26 February 2015
Churches aim to bring truth and justice to politics with latest resources
Four of the UK's major churches have produced a set of election resources designed to better equip Christians to view and interpret the policies and promises put forward by political parties in the run up to May's General Election.
The "Love your neighbour: think, pray, vote" resource pack, produced by the Joint Public Issues Team of the Baptist Union of Great Britain, the Methodist Church, the United Reformed Church and the Church of Scotland, includes short films, with accompanying Bible studies, prayers and postcards, all focusing on four key themes of truth, justice, peace and wellbeing. The pack, which was launched at Saturday's Love your neighbour: Think, Pray, Vote conference, costs just £7.50 (plus postage and packing) and is available to buy here.
Commending the resources, the Revd Stephen Keyworth, Faith and Society Team Leader of the Baptist Union, said: "The aim of this pack is not to put forward any particular political view, but to offer the four lenses of truth, justice, peace and wellbeing which Christians can use to view and interpret the messages and promises we receive from candidates and canvassers. While not exclusively Christian terms, we believe these get to the heart of God's purpose for human society.

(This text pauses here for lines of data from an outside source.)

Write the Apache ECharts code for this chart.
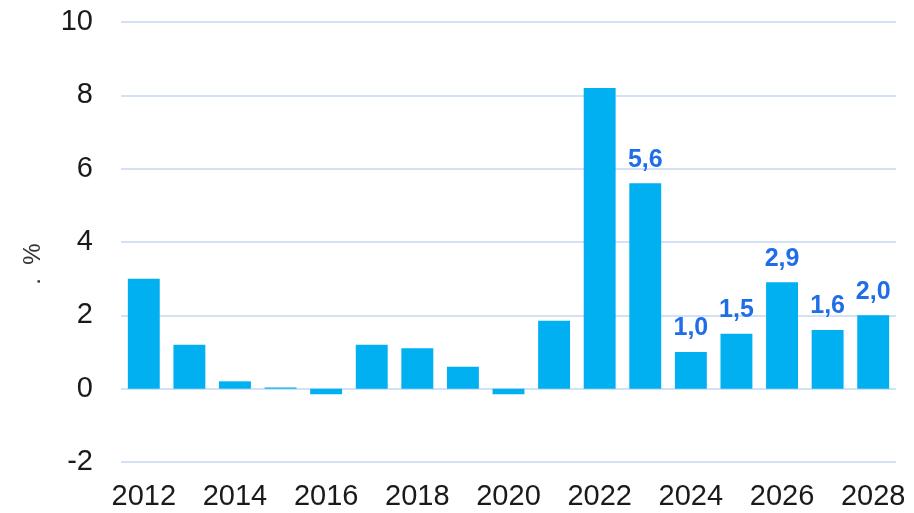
<!DOCTYPE html>
<html>
<head>
    <meta charset="utf-8">
    <script src="https://cdn.jsdelivr.net/npm/echarts@6/dist/echarts.min.js"></script>
    <style>
        html, body { margin: 0; padding: 0; background: #fff; }
        #main { width: 914px; height: 513px; }
    </style>
</head>
<body>
    <div id="main"></div>
    <script>
        // data
        var years = ['2012', '2013', '2014', '2015', '2016', '2017', '2018', '2019', '2020',
            '2021', '2022', '2023', '2024', '2025', '2026', '2027', '2028'];
        var values = [3.0, 1.2, 0.2, 0.03, -0.15, 1.2, 1.1, 0.6, -0.15, 1.85, 8.2, 5.6, 1.0, 1.5, 2.9, 1.6, 2.0];
        // years whose value is printed on the bar
        var labelled = ['2023', '2024', '2025', '2026', '2027', '2028'];

        var chart = echarts.init(document.getElementById('main'));

        var data = values.map(function (v, i) {
            var item = { value: v };
            if (labelled.indexOf(years[i]) >= 0) {
                item.label = { show: true };
            }
            return item;
        });

        chart.setOption({
            animation: false,
            grid: { left: 121, right: 18, top: 22, bottom: 51 },
            xAxis: {
                type: 'category',
                data: years,
                axisLine: { show: false },
                axisTick: { show: false },
                axisLabel: {
                    interval: 1,
                    color: '#1a1a1a',
                    fontSize: 29,
                    fontFamily: 'Liberation Sans',
                    margin: 20
                }
            },
            yAxis: {
                type: 'value',
                min: -2,
                max: 10,
                interval: 2,
                name: '.  %',
                nameLocation: 'middle',
                nameGap: 76,
                nameTextStyle: {
                    color: '#333',
                    fontSize: 24,
                    fontFamily: 'Liberation Sans',
                    padding: [0, 44, 0, 0]
                },
                axisLabel: {
                    color: '#1a1a1a',
                    fontSize: 29,
                    fontFamily: 'Liberation Sans',
                    margin: 28
                },
                splitLine: { lineStyle: { color: '#d3e1f7', width: 2 } }
            },
            series: [{
                type: 'bar',
                data: data,
                barCategoryGap: '30%',
                itemStyle: { color: '#00b0f0' },
                label: {
                    show: false,
                    position: 'top',
                    distance: 11,
                    color: '#1f6ee8',
                    fontWeight: 'bold',
                    fontSize: 25,
                    fontFamily: 'Liberation Sans',
                    formatter: function (p) {
                        return p.value.toFixed(1).replace('.', ',');
                    }
                }
            }]
        });
    </script>
</body>
</html>
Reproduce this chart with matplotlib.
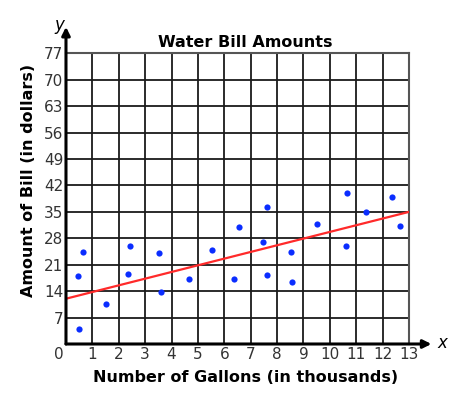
import matplotlib.pyplot as plt

# data
gallons = [0.45, 0.63, 0.5, 1.5, 2.34, 2.44, 3.53, 3.62, 4.67, 5.52, 6.38, 6.54,
           7.63, 7.48, 7.63, 8.51, 8.57, 9.52, 10.66, 10.6, 11.36, 12.36, 12.65]
bill = [18, 24.3, 4, 10.6, 18.6, 26, 24, 13.7, 17.3, 25, 17.3, 31,
        36.3, 27, 18.3, 24.3, 16.3, 31.9, 39.9, 26, 35, 38.9, 31.3]
fit_x = [0, 13]
fit_y = [12, 35]
x_ticks = list(range(1, 14))
y_ticks = [7, 14, 21, 28, 35, 42, 49, 56, 63, 70, 77]

fig = plt.figure(figsize=(4.72, 3.97), dpi=100)
ax = fig.add_axes([0.1398, 0.1335, 0.7267, 0.7322])
ax.set_xlim(0, 13)
ax.set_ylim(0, 77)

# grid
for xv in x_ticks[:-1]:
    ax.axvline(xv, color='#1a1a1a', lw=1.3, zorder=1)
for yv in y_ticks[:-1]:
    ax.axhline(yv, color='#1a1a1a', lw=1.3, zorder=1)
for s in ['top', 'right']:
    ax.spines[s].set_color('#555555')
    ax.spines[s].set_linewidth(1.5)
for s in ['left', 'bottom']:
    ax.spines[s].set_visible(False)

# axes with arrows
ax.annotate('', xy=(13.85, 0), xytext=(0, 0), annotation_clip=False,
            arrowprops=dict(arrowstyle='-|>', color='black', lw=2.2, mutation_scale=12,
                            shrinkA=0, shrinkB=0), zorder=4)
ax.annotate('', xy=(0, 84), xytext=(0, 0), annotation_clip=False,
            arrowprops=dict(arrowstyle='-|>', color='black', lw=2.2, mutation_scale=12,
                            shrinkA=0, shrinkB=0), zorder=4)

ax.plot(fit_x, fit_y, color='#ff2a2a', lw=1.6, zorder=3)
ax.scatter(gallons, bill, s=20, color='#0a2dff', zorder=5, linewidths=0)

ax.set_xticks(x_ticks)
ax.set_yticks(y_ticks)
ax.tick_params(length=0, labelsize=11, labelcolor='#333333', pad=2)
ax.text(-0.27, -0.8, '0', ha='center', va='top', fontsize=11, color='#333333')

ax.text(-0.25, 84.5, 'y', style='italic', fontsize=12, ha='center', va='center')
ax.text(14.25, 0.3, 'x', style='italic', fontsize=12, ha='center', va='center')

fig.text(0.519, 0.892, 'Water Bill Amounts', fontsize=11.5, fontweight='bold',
         ha='center', va='center')
ax.set_xlabel('Number of Gallons (in thousands)', fontsize=11.5, fontweight='bold')
ax.xaxis.set_label_coords(0.525, -0.089)
ax.set_ylabel('Amount of Bill (in dollars)', fontsize=11.5, fontweight='bold')
ax.yaxis.set_label_coords(-0.088, 0.561)

fig.savefig('out.png', dpi=100)
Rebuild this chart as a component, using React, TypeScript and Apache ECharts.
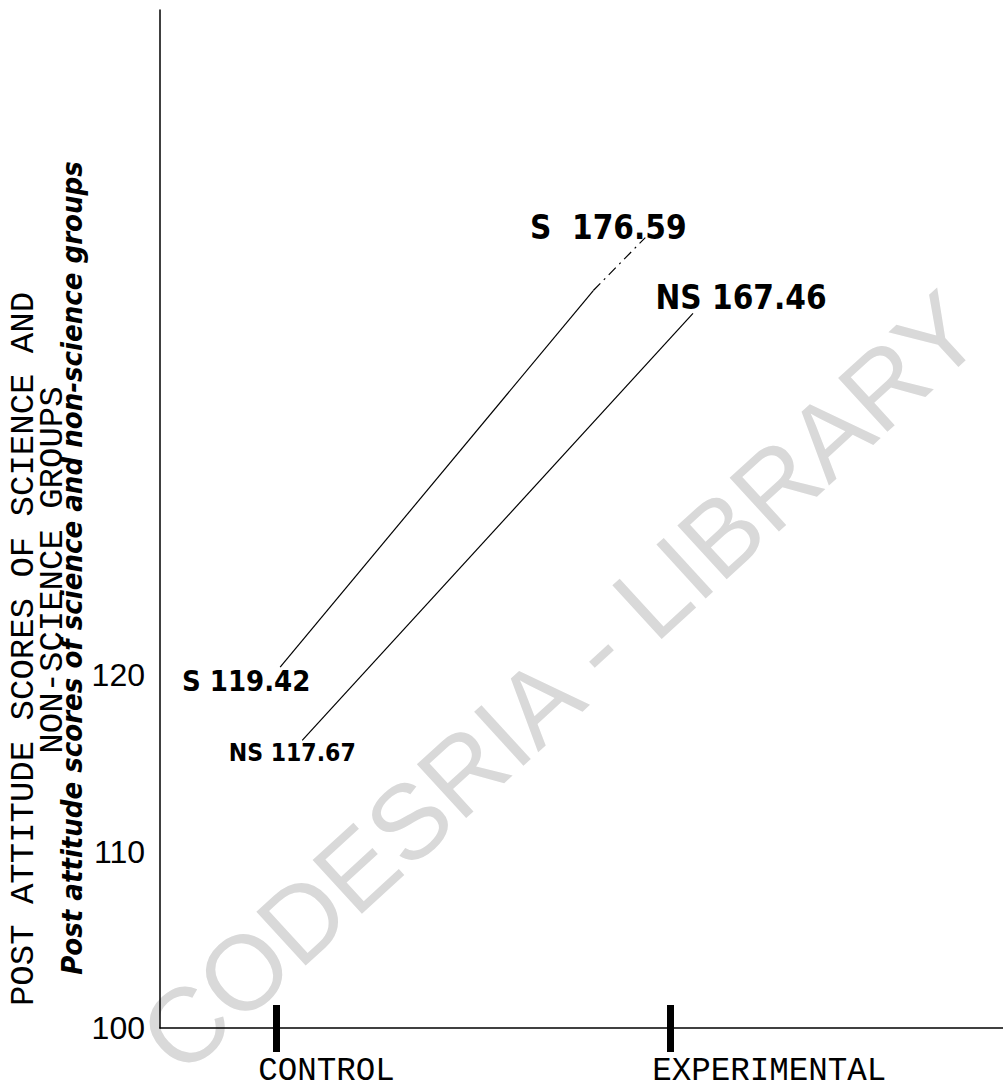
import React, { useEffect, useRef } from "react";
import * as echarts from "echarts";

// Groups on the x axis (positions in axis units: CONTROL = 1, EXPERIMENTAL = 2)
const groupNames = ["CONTROL", "EXPERIMENTAL"];
const groupPositions = [1, 2];

// Reported scores (annotations)
const scienceScores = [119.42, 176.59];
const nonScienceScores = [117.67, 167.46];
const scienceLabels = ["S 119.42", "S  176.59"];
const nonScienceLabels = ["NS 117.67", "NS 167.46"];

// Plotted line endpoints (x in group units, y in score units)
const scienceLineX = [1.01, 1.805, 1.937];
const scienceLineY = [120.45, 141.8, 144.8];
const nonScienceLineX = [1.066, 2.058];
const nonScienceLineY = [116.3, 140.5];

// Y axis tick labels
const yTickValues = [100, 110, 120];

const yTitle1 = "POST ATTITUDE SCORES OF SCIENCE AND";
const yTitle2 = "NON-SCIENCE GROUPS";
const yTitle3 = "Post attitude scores of science and non-science groups";
const watermark = "CODESRIA - LIBRARY";

const mono = "'Liberation Mono', 'DejaVu Sans Mono', monospace";
const heavy = "'Liberation Sans Narrow', 'DejaVu Sans Condensed', 'Liberation Sans', sans-serif";

export default function App() {
  const ref = useRef<HTMLDivElement>(null);
  useEffect(() => {
    if (!ref.current) return;
    const chart = echarts.init(ref.current, null, { renderer: "svg" });
    const lbl = (text: string, size: number, off: number[]) => ({
      show: true,
      position: "inside",
      offset: off,
      formatter: () => text,
      color: "#000",
      fontFamily: heavy,
      fontWeight: 900,
      fontSize: size,
    });
    const sData = [
      { value: [scienceLineX[0], scienceLineY[0]], label: lbl(scienceLabels[0], 29, [-34, 14]) },
      { value: [scienceLineX[1], scienceLineY[1]] },
    ];
    const sDashData = [
      { value: [scienceLineX[1], scienceLineY[1]] },
      { value: [scienceLineX[2], scienceLineY[2]], label: lbl(scienceLabels[1], 33, [-37, -10]) },
    ];
    const nsData = [
      { value: [nonScienceLineX[0], nonScienceLineY[0]], label: lbl(nonScienceLabels[0], 24.5, [-10, 12]) },
      { value: [nonScienceLineX[1], nonScienceLineY[1]], label: lbl(nonScienceLabels[1], 33, [48, -16]) },
    ];
    const baseSeries = {
      type: "line",
      symbol: "circle",
      symbolSize: 1,
      itemStyle: { color: "rgba(0,0,0,0)" },
      silent: true,
    };
    const xMin = 0.705;
    const xMax = 2.845;
    chart.setOption({
      animation: false,
      backgroundColor: "#fff",
      grid: { left: 160, right: 0, top: 10, bottom: 63 },
      xAxis: [
        {
          type: "value",
          min: xMin,
          max: xMax,
          splitLine: { show: false },
          axisLine: { show: true, lineStyle: { color: "#000", width: 1.5 } },
          axisTick: {
            show: true,
            customValues: groupPositions,
            length: 24,
            lineStyle: { color: "#000", width: 7 },
          },
          axisLabel: {
            show: true,
            customValues: groupPositions,
            formatter: (v: number) => groupNames[groupPositions.indexOf(Math.round(v))] ?? "",
            align: "left",
            margin: 27,
            color: "#000",
            fontFamily: mono,
            fontSize: 32.5,
            padding: [0, 0, 0, -18],
          },
        },
        {
          type: "value",
          min: xMin,
          max: xMax,
          position: "bottom",
          splitLine: { show: false },
          axisLine: { show: false },
          axisTick: {
            show: true,
            inside: true,
            customValues: groupPositions,
            length: 23,
            lineStyle: { color: "#000", width: 7 },
          },
          axisLabel: { show: false },
        },
      ],
      yAxis: {
        type: "value",
        min: 100,
        max: 157.7,
        splitLine: { show: false },
        axisLine: { show: true, lineStyle: { color: "#000", width: 1.5 } },
        axisTick: { show: false },
        axisLabel: {
          show: true,
          customValues: yTickValues,
          margin: 15,
          color: "#000",
          fontFamily: "'Liberation Sans', Arial, sans-serif",
          fontSize: 32,
        },
      },
      graphic: [
        {
          type: "text",
          x: 560,
          y: 682,
          rotation: (42.5 * Math.PI) / 180,
          z: -10,
          style: {
            text: watermark,
            fill: "#d9d9d9",
            font: "106px 'Liberation Sans', Arial, sans-serif",
            align: "center",
            verticalAlign: "middle",
          },
        },
        {
          type: "text",
          x: 24,
          y: 649,
          rotation: Math.PI / 2,
          style: {
            text: yTitle1,
            fill: "#000",
            font: "34px " + mono,
            align: "center",
            verticalAlign: "middle",
          },
        },
        {
          type: "text",
          x: 53,
          y: 570,
          rotation: Math.PI / 2,
          style: {
            text: yTitle2,
            fill: "#000",
            font: "34px " + mono,
            align: "center",
            verticalAlign: "middle",
          },
        },
        {
          type: "text",
          x: 72,
          y: 568,
          rotation: Math.PI / 2,
          style: {
            text: yTitle3,
            fill: "#000",
            font: "italic 900 29px " + heavy,
            align: "center",
            verticalAlign: "middle",
          },
        },
      ],
      series: [
        {
          ...baseSeries,
          name: "S",
          data: sData,
          lineStyle: { color: "#000", width: 1.2 },
        },
        {
          ...baseSeries,
          name: "S (upper)",
          data: sDashData,
          lineStyle: { color: "#000", width: 1.2, type: [10, 5, 2, 5] },
        },
        {
          ...baseSeries,
          name: "NS",
          data: nsData,
          lineStyle: { color: "#000", width: 1.2 },
        },
      ],
    });
    return () => chart.dispose();
  }, []);
  return (
    <div
      ref={ref}
      style={{ position: "fixed", left: 0, top: 0, width: 1003, height: 1091, background: "#fff" }}
    />
  );
}
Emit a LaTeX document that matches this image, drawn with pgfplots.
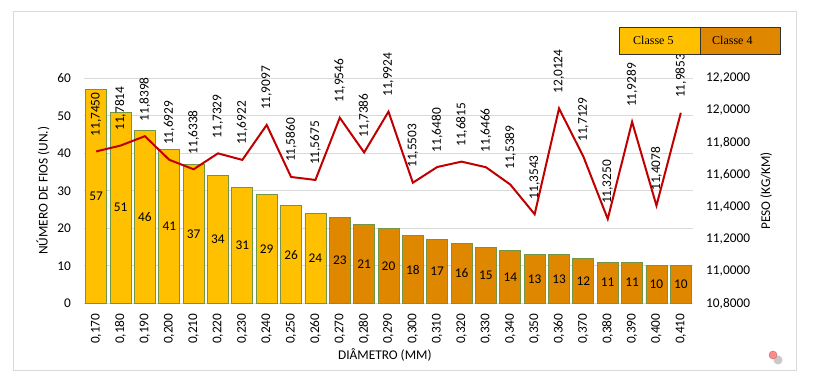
\documentclass[border=0pt]{standalone}
\usepackage{pgfplots}
\pgfplotsset{compat=1.18}
\usepackage{pgfplotstable}
\usepackage{fontspec}
\setmainfont{Carlito}
\newfontfamily\legfont{Liberation Serif}
\definecolor{gold}{RGB}{255,192,0}
\definecolor{orng}{RGB}{224,135,0}
\definecolor{edge}{RGB}{112,150,70}
\definecolor{lred}{RGB}{192,0,0}
\definecolor{gridc}{RGB}{217,217,217}
\newcommand{\cf}{\fontsize{13.33}{16}\selectfont}

\pgfplotstableread{
x n
0 57
1 51
2 46
3 41
4 37
5 34
6 31
7 29
8 26
9 24
}\classfive
\pgfplotstableread{
x n
10 23
11 21
12 20
13 18
14 17
15 16
16 15
17 14
18 13
19 13
20 12
21 11
22 11
23 10
24 10
}\classfour
\pgfplotstableread{
x peso lab
0 11.7450 11,7450
1 11.7814 11,7814
2 11.8398 11,8398
3 11.6929 11,6929
4 11.6338 11,6338
5 11.7329 11,7329
6 11.6922 11,6922
7 11.9097 11,9097
8 11.5860 11,5860
9 11.5675 11,5675
10 11.9546 11,9546
11 11.7386 11,7386
12 11.9924 11,9924
13 11.5503 11,5503
14 11.6480 11,6480
15 11.6815 11,6815
16 11.6466 11,6466
17 11.5389 11,5389
18 11.3543 11,3543
19 12.0124 12,0124
20 11.7129 11,7129
21 11.3250 11,3250
22 11.9289 11,9289
23 11.4078 11,4078
24 11.9853 11,9853
}\peso

\begin{document}
\begin{tikzpicture}[x=1pt,y=1pt]
\useasboundingbox (0,0) rectangle (813,375);
\fill[white] (0,0) rectangle (813,375);
\draw[gridc, line width=1pt] (13,5) rectangle (796,363);
\begin{axis}[
  at={(84pt,71.7pt)}, anchor=south west,
  scale only axis, width=609pt, height=225pt,
  xmin=-0.5, xmax=24.5, ymin=0, ymax=60,
  ytick={0,10,...,60},
  xtick={0,...,24},
  xticklabels={{0,170},{0,180},{0,190},{0,200},{0,210},{0,220},{0,230},{0,240},{0,250},{0,260},{0,270},{0,280},{0,290},{0,300},{0,310},{0,320},{0,330},{0,340},{0,350},{0,360},{0,370},{0,380},{0,390},{0,400},{0,410}},
  axis x line*=bottom, axis y line*=left,
  x axis line style={draw=gridc, line width=1pt, -},
  y axis line style={draw=none},
  major tick length=0pt,
  ymajorgrids, grid style={draw=gridc, line width=0.8pt},
  /pgf/number format/assume math mode=true,
  tick label style={font=\cf, inner sep=0pt},
  xticklabel style={rotate=90, anchor=east},
  xticklabel shift=10pt,
  yticklabel shift=13pt,
  xlabel={DIÂMETRO (MM)},
  ylabel={NÚMERO DE FIOS (UN.)},
  every axis x label/.style={at={(axis description cs:0.494,-0.23)}, anchor=center, font=\cf},
  every axis y label/.style={at={(axis description cs:-0.0673,0.5)}, rotate=90, anchor=center, font=\cf},
  clip=false,
]
\addplot[ybar, bar width=21pt, bar shift=0pt, fill=gold, draw=edge, line width=0.8pt] table[x=x, y=n] {\classfive};
\addplot[ybar, bar width=21pt, bar shift=0pt, fill=orng, draw=edge, line width=0.8pt] table[x=x, y=n] {\classfour};
\addplot[draw=none, mark=none, nodes near coords, point meta=explicit symbolic,
  every node near coord/.append style={anchor=center, font=\cf}]
  table[x=x, y expr=\thisrow{n}/2, meta=n] {\classfive};
\addplot[draw=none, mark=none, nodes near coords, point meta=explicit symbolic,
  every node near coord/.append style={anchor=center, font=\cf}]
  table[x=x, y expr=\thisrow{n}/2, meta=n] {\classfour};
\end{axis}
\begin{axis}[
  at={(84pt,71.7pt)}, anchor=south west,
  scale only axis, width=609pt, height=225pt,
  xmin=-0.5, xmax=24.5, ymin=10.8, ymax=12.2,
  ytick={10.8,11,11.2,11.4,11.6,11.8,12,12.2},
  axis x line=none, axis y line*=right,
  y axis line style={draw=none},
  major tick length=0pt,
  tick label style={font=\cf, inner sep=0pt},
  yticklabel shift=13pt,
  y tick label style={/pgf/number format/.cd, fixed, fixed zerofill, precision=4, use comma, assume math mode=true},
  ylabel={PESO (KG/KM)},
  every axis y label/.style={at={(axis description cs:1.12,0.5)}, rotate=90, anchor=center, font=\cf},
  clip=false,
]
\addplot[color=lred, line width=2pt, mark=none,
  nodes near coords, point meta=explicit symbolic,
  every node near coord/.append style={yshift=14pt, rotate=90, anchor=west, inner sep=0pt, font=\cf, text=black}]
  table[x=x, y=peso, meta=lab] {\peso};
\end{axis}
% legend
\draw[draw=black!80, fill=gold, line width=0.8pt] (619,321) rectangle (700,348);
\draw[draw=black!80, fill=orng, line width=0.8pt] (700,321) rectangle (780,348);
\node[anchor=west, inner sep=0pt, font=\legfont\fontsize{12}{14}\selectfont] at (633,334.5) {Classe 5};
\node[anchor=west, inner sep=0pt, font=\legfont\fontsize{12}{14}\selectfont] at (712,334.5) {Classe 4};
% decoration dot
\fill[black!35, opacity=0.6] (778,15) circle (4.5);
\fill[red!45, draw=red!60!black!60] (773,20) circle (4);
\end{tikzpicture}
\end{document}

Our hope and vision is that every member of our churches will enter the polling booth on Election Day, conscious that above everything else, they are called to be followers of Jesus."
"The words 'truth' and 'politics' are rarely used in the same sentence nowadays", added Dr Andrew Bradstock, the United Reformed Church's Secretary for Church and Society: "A recent poll suggests there's been a massive erosion of trust in politicians in recent years, making it more important than ever that people of faith engage in the political process and challenge candidates and parties about their commitment to truth-telling, keeping their promises and holding themselves accountable. We're encouraging voters to ask candidates what their party would do to ensure that there is honesty and integrity within places which exercise power in our country - in the worlds of business, finance, the unions, politics and the media, for example."
The Revd Sally Foster-Fulton, Convener of the Church and Society Council of the Church of Scotland, said: "Last year's Scottish referendum showed that voters do fully engage with politics when the outcome is important to them and they believe their voice will be heard. We are hoping that this election will similarly engage voters: this election matters - and when we enter the polling booth as Christians, it is an opportunity to live out the gospel bias for the poor and vote in the interests of the common good."
Other election resources, including JPIT's Faith in Politics briefing - on a range of issues from housing to the economy, and from religious freedom to democracy - and the Churches Together in Britain and Ireland guide to holding hustings, are available from the JPIT website.
1. The Joint Public Issues Team combines the expertise of the Baptist Union, the Church of Scotland, the Methodist Church and the United Reformed Church in the area of public issues. The Team aims to enable our three Churches to work together in living out the gospel of Christ in the Church and in wider society. It aims to promote equality and justice by influencing those in power and by energising and supporting local congregations.
2. The Love your neighbour: Think, pray, vote election resource pack includes a DVD containing four short films suitable for use in Sunday services; prayers which root the message of each film in worship; ten copies each of four postcards which carry reminders of the themes and four short Bible studies, each containing questions for reflection and discussion on one of the four themes of truth, justice, peace and wellbeing. These could be incorporated into a sermon, used in weekly Bible study or house groups, or as a devotional resource for individuals.